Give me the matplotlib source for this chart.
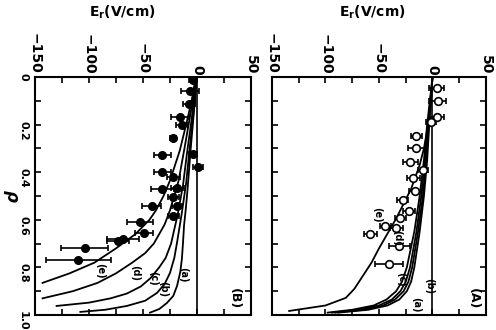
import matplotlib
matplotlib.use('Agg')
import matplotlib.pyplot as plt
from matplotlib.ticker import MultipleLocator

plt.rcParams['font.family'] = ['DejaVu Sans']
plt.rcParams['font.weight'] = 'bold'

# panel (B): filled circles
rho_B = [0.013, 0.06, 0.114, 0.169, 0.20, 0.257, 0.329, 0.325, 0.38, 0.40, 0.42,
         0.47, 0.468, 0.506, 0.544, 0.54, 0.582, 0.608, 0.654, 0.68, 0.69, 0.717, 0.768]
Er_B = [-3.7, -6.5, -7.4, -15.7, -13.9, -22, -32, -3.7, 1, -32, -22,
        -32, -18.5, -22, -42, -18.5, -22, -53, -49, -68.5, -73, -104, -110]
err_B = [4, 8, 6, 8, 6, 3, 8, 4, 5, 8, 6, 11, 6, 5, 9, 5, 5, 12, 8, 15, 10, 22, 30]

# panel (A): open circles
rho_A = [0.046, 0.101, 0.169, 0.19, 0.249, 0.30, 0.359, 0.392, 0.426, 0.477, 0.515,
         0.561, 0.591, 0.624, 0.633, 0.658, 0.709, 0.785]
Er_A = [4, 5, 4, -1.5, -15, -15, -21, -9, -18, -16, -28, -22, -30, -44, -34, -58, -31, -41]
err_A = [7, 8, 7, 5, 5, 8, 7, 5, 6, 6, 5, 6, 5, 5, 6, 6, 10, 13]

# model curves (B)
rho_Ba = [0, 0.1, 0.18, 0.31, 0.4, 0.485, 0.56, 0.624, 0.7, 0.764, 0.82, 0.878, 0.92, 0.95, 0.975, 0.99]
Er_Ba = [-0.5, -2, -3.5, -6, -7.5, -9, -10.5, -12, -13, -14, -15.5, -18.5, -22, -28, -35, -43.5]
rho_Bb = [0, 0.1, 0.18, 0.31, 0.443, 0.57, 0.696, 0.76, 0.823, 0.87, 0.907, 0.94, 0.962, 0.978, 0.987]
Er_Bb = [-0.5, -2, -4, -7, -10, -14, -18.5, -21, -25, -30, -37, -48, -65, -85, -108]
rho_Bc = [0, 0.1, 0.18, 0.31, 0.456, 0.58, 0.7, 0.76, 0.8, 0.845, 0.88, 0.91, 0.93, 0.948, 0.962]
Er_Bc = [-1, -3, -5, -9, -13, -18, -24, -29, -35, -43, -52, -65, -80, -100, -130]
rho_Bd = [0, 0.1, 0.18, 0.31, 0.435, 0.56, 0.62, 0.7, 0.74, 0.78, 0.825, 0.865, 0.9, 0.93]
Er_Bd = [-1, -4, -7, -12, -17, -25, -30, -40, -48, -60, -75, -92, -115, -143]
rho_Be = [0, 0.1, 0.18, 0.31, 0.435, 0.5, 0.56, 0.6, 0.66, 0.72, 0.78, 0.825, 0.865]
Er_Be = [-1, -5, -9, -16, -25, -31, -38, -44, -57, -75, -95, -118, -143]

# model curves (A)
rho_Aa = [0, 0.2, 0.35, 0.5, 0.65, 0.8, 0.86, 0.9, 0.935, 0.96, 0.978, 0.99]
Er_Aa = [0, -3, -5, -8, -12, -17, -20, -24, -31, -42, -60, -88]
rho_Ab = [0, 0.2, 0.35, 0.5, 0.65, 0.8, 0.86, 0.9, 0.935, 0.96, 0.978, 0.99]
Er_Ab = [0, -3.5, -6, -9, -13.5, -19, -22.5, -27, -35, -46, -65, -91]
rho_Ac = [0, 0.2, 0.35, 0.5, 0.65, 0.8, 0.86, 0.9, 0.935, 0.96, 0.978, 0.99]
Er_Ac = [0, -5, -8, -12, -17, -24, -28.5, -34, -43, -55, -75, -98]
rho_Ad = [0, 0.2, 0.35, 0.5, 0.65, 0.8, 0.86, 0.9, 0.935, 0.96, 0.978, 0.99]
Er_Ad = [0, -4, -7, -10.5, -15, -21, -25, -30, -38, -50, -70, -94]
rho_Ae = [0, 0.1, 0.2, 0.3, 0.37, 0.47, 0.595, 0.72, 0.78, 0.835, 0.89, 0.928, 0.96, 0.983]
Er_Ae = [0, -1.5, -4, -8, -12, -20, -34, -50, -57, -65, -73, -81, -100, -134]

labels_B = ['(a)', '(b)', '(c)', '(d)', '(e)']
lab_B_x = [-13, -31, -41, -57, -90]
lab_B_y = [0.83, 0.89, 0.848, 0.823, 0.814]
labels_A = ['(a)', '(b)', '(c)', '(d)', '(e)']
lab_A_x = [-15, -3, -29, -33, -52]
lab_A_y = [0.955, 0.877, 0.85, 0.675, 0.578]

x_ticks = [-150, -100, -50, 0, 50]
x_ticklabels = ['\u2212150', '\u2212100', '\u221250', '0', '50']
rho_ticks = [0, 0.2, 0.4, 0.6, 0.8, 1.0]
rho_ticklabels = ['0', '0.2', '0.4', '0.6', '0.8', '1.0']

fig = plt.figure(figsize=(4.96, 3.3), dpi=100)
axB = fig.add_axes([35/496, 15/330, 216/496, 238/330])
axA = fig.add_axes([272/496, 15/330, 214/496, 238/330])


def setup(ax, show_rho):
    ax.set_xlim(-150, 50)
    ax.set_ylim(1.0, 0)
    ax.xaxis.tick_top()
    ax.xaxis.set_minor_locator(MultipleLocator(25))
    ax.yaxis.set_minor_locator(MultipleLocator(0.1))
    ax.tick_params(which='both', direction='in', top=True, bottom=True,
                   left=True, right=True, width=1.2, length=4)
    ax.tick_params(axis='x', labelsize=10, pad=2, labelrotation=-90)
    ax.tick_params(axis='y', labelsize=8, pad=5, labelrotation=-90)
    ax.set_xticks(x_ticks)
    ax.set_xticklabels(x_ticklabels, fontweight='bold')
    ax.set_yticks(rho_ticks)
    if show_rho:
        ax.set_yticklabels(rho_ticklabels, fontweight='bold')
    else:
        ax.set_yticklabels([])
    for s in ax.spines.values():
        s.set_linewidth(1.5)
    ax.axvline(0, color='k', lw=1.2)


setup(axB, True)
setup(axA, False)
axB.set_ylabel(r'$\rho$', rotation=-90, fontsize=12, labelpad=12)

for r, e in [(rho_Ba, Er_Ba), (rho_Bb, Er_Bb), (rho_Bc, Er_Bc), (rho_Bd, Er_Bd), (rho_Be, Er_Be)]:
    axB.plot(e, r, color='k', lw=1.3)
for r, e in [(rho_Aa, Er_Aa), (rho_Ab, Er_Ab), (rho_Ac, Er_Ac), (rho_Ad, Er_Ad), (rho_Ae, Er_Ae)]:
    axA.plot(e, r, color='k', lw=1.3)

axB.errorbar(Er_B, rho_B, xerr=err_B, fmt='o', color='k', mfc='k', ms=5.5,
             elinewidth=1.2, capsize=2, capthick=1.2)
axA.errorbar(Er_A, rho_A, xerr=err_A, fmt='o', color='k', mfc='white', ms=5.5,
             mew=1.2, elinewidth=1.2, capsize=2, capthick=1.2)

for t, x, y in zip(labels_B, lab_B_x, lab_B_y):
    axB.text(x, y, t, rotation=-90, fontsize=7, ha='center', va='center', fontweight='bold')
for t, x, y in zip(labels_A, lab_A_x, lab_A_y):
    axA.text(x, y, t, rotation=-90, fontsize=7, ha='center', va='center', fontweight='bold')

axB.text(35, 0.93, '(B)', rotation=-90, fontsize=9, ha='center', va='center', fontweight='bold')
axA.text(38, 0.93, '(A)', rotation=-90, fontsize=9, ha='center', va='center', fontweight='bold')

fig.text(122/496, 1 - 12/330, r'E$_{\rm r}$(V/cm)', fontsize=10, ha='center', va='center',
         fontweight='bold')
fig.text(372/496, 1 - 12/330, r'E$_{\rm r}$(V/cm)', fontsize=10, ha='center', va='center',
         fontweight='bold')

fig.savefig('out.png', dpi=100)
- - -
GIVEN REQUEST » Up to and including the line with "plt.rcParams['font.weight'] = 'bold'", copy the data above from its first line. Skip pictures.

FULL RESPONSE »
Give me the matplotlib source for this chart.
import matplotlib
matplotlib.use('Agg')
import matplotlib.pyplot as plt
from matplotlib.ticker import MultipleLocator

plt.rcParams['font.family'] = ['DejaVu Sans']
plt.rcParams['font.weight'] = 'bold'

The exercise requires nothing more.